Review: The Darkest Part by Trisha Wolfe


The Darkest Part is the first book in Trisha Wolfe's Living Heartwood Series. This is the first book that I have ever read by her, but it sounded really good so I couldn't wait to give it a shot. While I did enjoy parts of it, there were some things that didn't work for me. I liked it, but I didn't love it. I do think that it was different from other NA books out there, and part of that was that although it isn't a paranormal book it does have a paranormal sort of feel at times with what the main character is going through. While I am not a huge fan of the paranormal genre, it didn't bother me in this case. 

After losing her fiance in a horrible accident, Sam has barely been surviving. She has withdrawn from everyone around her and prefers to spend time alone, as it is the only time when her fiance Tyler appears to her. While everyone around her believes that she is crazy, Sam believes that Tyler's ghost is there for a reason. Thinking that he will forever be trapped as a lost soul, Sam knows that she needs to help Tyler move on. She convinces his brother Holden to help her get some of Tyler's ashes to spread on a road trip that would have been her and Tyler's honeymoon. As Holden and Sam set out on the trip though, they quickly realize that the connection they once shared has never gone away. As Sam and Holden face their feelings and Sam's psychosis, they also begin to unravel the many secrets that Tyler and Holden had between them. Soon Sam begins to realize that Holden and Tyler had much more to their lives than she ever knew about, and she begins to question everything she thought she knew.

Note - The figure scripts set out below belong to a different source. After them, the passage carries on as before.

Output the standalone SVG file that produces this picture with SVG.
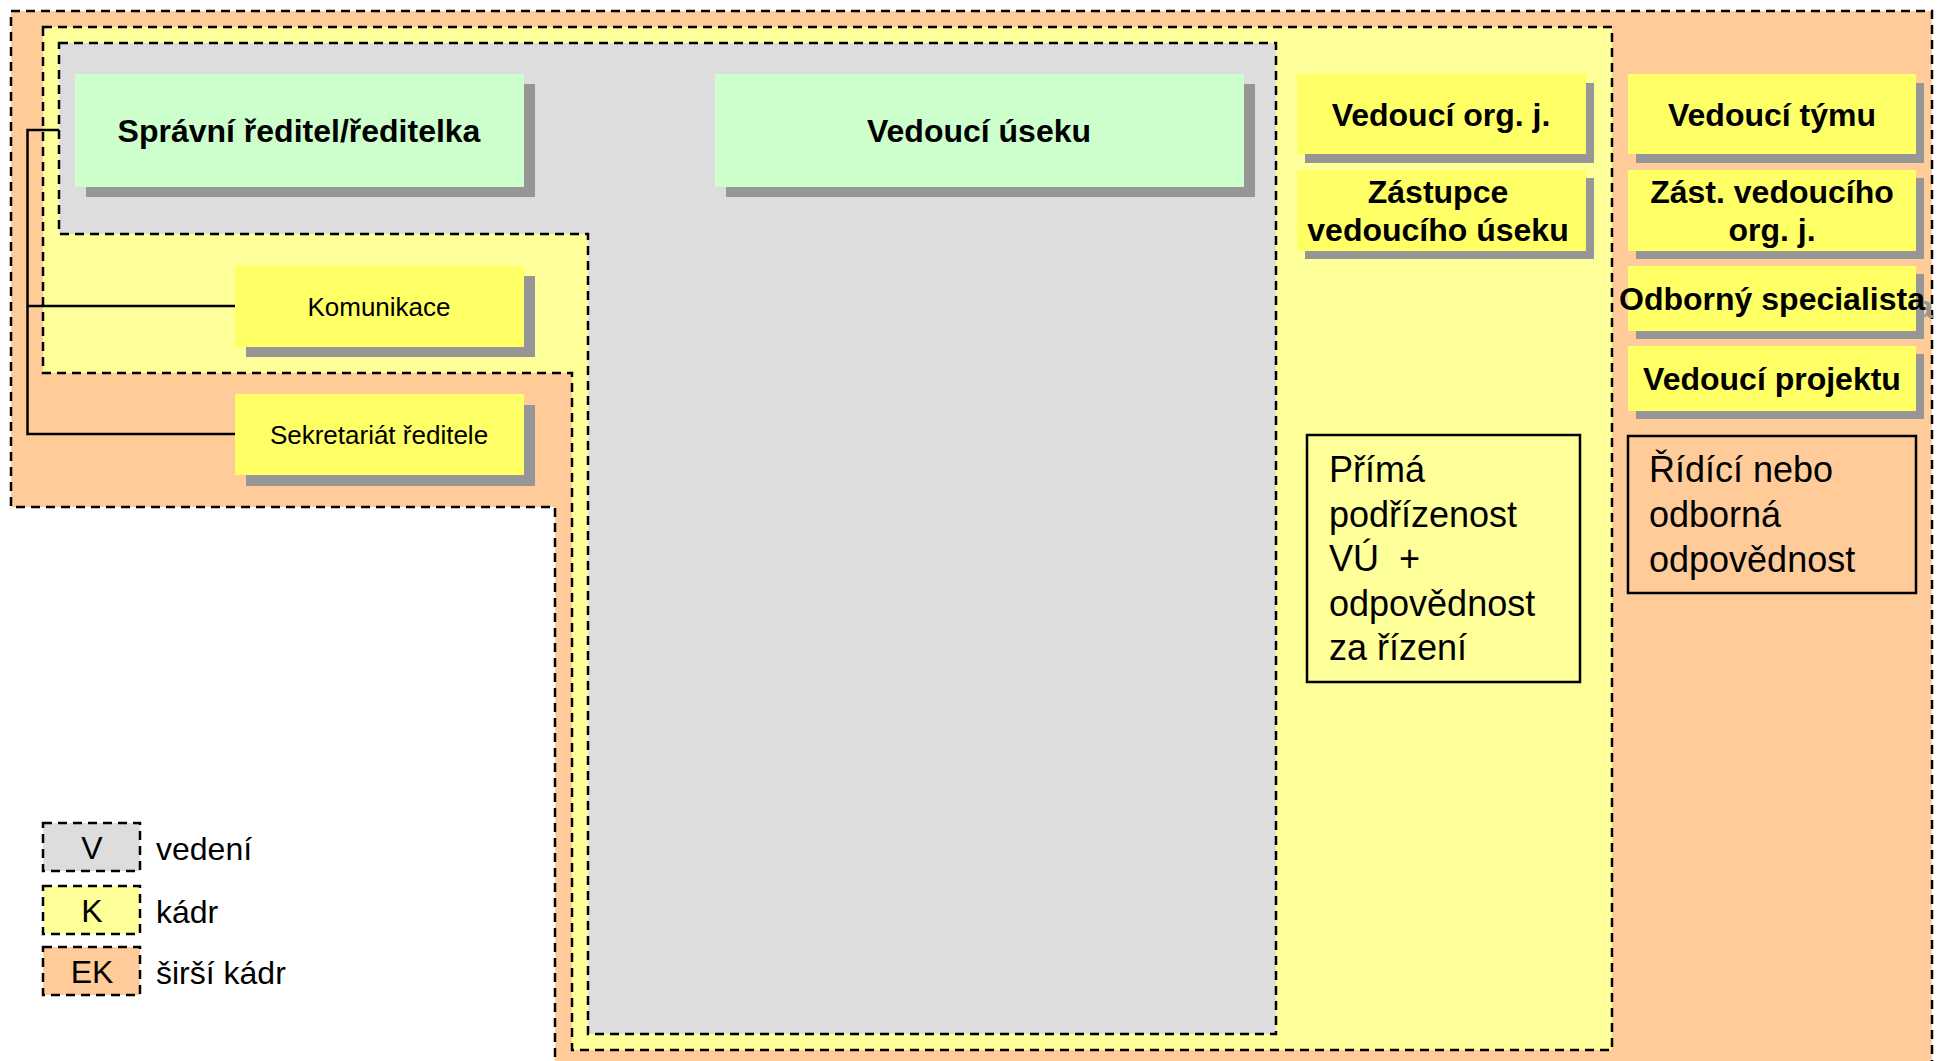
<svg xmlns="http://www.w3.org/2000/svg" width="1942" height="1061" viewBox="0 0 1942 1061">
<style>
.zone{stroke:#000;stroke-width:2.5;stroke-dasharray:9 6}
.ek{fill:#FFCC99}.k{fill:#FFFF99}.v{fill:#DDDDDD}
.sh{fill:#969696}
.green{fill:#CCFFCC}
.yel{fill:#FFFF66}
.tb{font-family:"Liberation Sans",Arial,sans-serif;font-weight:bold;font-size:32px;fill:#000;text-anchor:middle}
.tr{font-family:"Liberation Sans",Arial,sans-serif;font-size:26px;fill:#000;text-anchor:middle}
.tn{font-family:"Liberation Sans",Arial,sans-serif;font-size:36px;fill:#000;white-space:pre}
.tl{font-family:"Liberation Sans",Arial,sans-serif;font-size:32px;fill:#000}
.note{stroke:#000;stroke-width:2.5}
.conn{fill:none;stroke:#000;stroke-width:2.5}
</style>
<rect width="1942" height="1061" fill="#fff"/>
<g id="zone-ek"><polygon class="zone ek" points="11,11 1932,11 1932,1075 555,1075 555,507 11,507"/></g>
<g id="zone-k"><polygon class="zone k" points="43,27 1612,27 1612,1050 572,1050 572,373 43,373"/></g>
<g id="zone-v"><polygon class="zone v" points="59,43 1276,43 1276,1034 588,1034 588,234 59,234"/></g>

<g id="connectors">
<polyline class="conn" points="59,130 27.5,130 27.5,434 235,434"/>
<line class="conn" x1="27.5" y1="306" x2="235" y2="306"/>
</g>

<g id="spravni-reditel">
<rect class="sh" x="86" y="84" width="449" height="113"/>
<rect class="green" x="75" y="74" width="449" height="113"/>
<text class="tb" x="299" y="142">Správní ředitel/ředitelka</text>
</g>
<g id="vedouci-useku">
<rect class="sh" x="726" y="84" width="529" height="113"/>
<rect class="green" x="715" y="74" width="529" height="113"/>
<text class="tb" x="979" y="142">Vedoucí úseku</text>
</g>
<g id="komunikace">
<rect class="sh" x="246" y="276" width="289" height="81"/>
<rect class="yel" x="235" y="266" width="289" height="81"/>
<text class="tr" x="379" y="316">Komunikace</text>
</g>
<g id="sekretariat">
<rect class="sh" x="246" y="405" width="289" height="81"/>
<rect class="yel" x="235" y="394" width="289" height="81"/>
<text class="tr" x="379" y="444">Sekretariát ředitele</text>
</g>

<g id="vedouci-org-j">
<rect class="sh" x="1305" y="83" width="289" height="80"/>
<rect class="yel" x="1297" y="74" width="289" height="80"/>
<text class="tb" x="1441" y="126">Vedoucí org. j.</text>
</g>
<g id="zastupce-vu">
<rect class="sh" x="1305" y="178" width="289" height="81"/>
<rect class="yel" x="1297" y="170" width="289" height="81"/>
<text class="tb" x="1438" y="203">Zástupce</text>
<text class="tb" x="1438" y="241">vedoucího úseku</text>
</g>

<g id="vedouci-tymu">
<rect class="sh" x="1636" y="83" width="288" height="80"/>
<rect class="yel" x="1628" y="74" width="288" height="80"/>
<text class="tb" x="1772" y="126">Vedoucí týmu</text>
</g>
<g id="zast-vedouciho-org-j">
<rect class="sh" x="1636" y="178" width="288" height="81"/>
<rect class="yel" x="1628" y="170" width="288" height="81"/>
<text class="tb" x="1772" y="203">Zást. vedoucího</text>
<text class="tb" x="1772" y="241">org. j.</text>
</g>
<g id="odborny-specialista">
<rect class="sh" x="1636" y="274" width="288" height="65"/>
<text class="tb" x="1780" y="318" style="fill:#969696">Odborný specialista</text>
<rect class="yel" x="1628" y="266" width="288" height="65"/>
<text class="tb" x="1772" y="310">Odborný specialista</text>
</g>
<g id="vedouci-projektu">
<rect class="sh" x="1636" y="354" width="288" height="65"/>
<rect class="yel" x="1628" y="346" width="288" height="65"/>
<text class="tb" x="1772" y="390">Vedoucí projektu</text>
</g>

<g id="note-prima">
<rect class="note k" x="1307" y="435" width="273" height="247"/>
<text class="tn" x="1329" y="482">Přímá</text>
<text class="tn" x="1329" y="527">podřízenost</text>
<text class="tn" x="1329" y="571" xml:space="preserve">VÚ  +</text>
<text class="tn" x="1329" y="616">odpovědnost</text>
<text class="tn" x="1329" y="660">za řízení</text>
</g>
<g id="note-ridici">
<rect class="note ek" x="1628" y="436" width="288" height="157"/>
<text class="tn" x="1649" y="482">Řídící nebo</text>
<text class="tn" x="1649" y="527">odborná</text>
<text class="tn" x="1649" y="572">odpovědnost</text>
</g>

<g id="legend">
<rect class="zone v" x="43" y="823" width="97" height="48"/>
<text class="tl" x="92" y="859" text-anchor="middle">V</text>
<text class="tl" x="156" y="860">vedení</text>
<rect class="zone k" x="43" y="886" width="97" height="48"/>
<text class="tl" x="92" y="922" text-anchor="middle">K</text>
<text class="tl" x="156" y="923">kádr</text>
<rect class="zone ek" x="43" y="947" width="97" height="48"/>
<text class="tl" x="92" y="983" text-anchor="middle">EK</text>
<text class="tl" x="156" y="984">širší kádr</text>
</g>
</svg>
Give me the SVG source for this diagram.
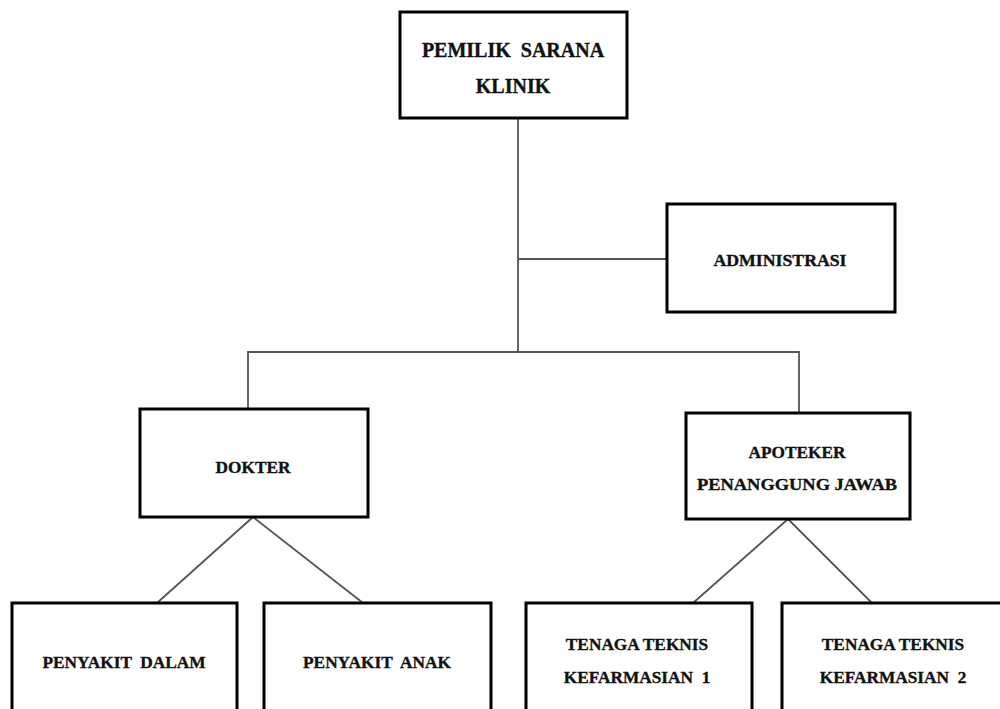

One of my biggest issues with this story was that I never felt like I could connect with the characters. Sam annoyed me for much of this book, and I thought that she was weak a lot of the time. Yes she had some mental things going on, but yet she knew exactly what was happening to her. She knew that the things she was experiencing weren't normal, and yet she preferred to stay in the dream world where Tyler still talked to her rather than to take her pills and try to move on with her life. She had let everything go that she seemed to love before, and she really was just a shell of her former self. Holden cared about Sam and Tyler that was obvious, yet he seemed to just give up easily at times without ever putting up a fight. He had given up Sam for his brother Tyler, and didn't even tell his brother how he truly felt. He lied about it and left. I also didn't like how all the secrets he kept about Tyler and things that he did never came out willingly. If he truly loved Sam as much as he said he had all those years, I have to wonder why he never thought that she deserved to know the truth about the man that she was going to spend her life with. While Holden and Sam did have a connection that she hadn't shared with Tyler, I felt like it wasn't really as strong as it should have been for the love they were proclaiming. These two hadn't really been together as kids, though they did have a very brief thing before he left her. Then they go on this trip after not having talked or spent time together in a very long time and they love each other? After she had been engaged to his brother and been in a relationship with him for years? I just didn't buy it and didn't see how it would have been so strong so quick. I did feel the tension and attraction between them, but their sexual chemistry was about the only thing I felt was really easy to believe at that point. 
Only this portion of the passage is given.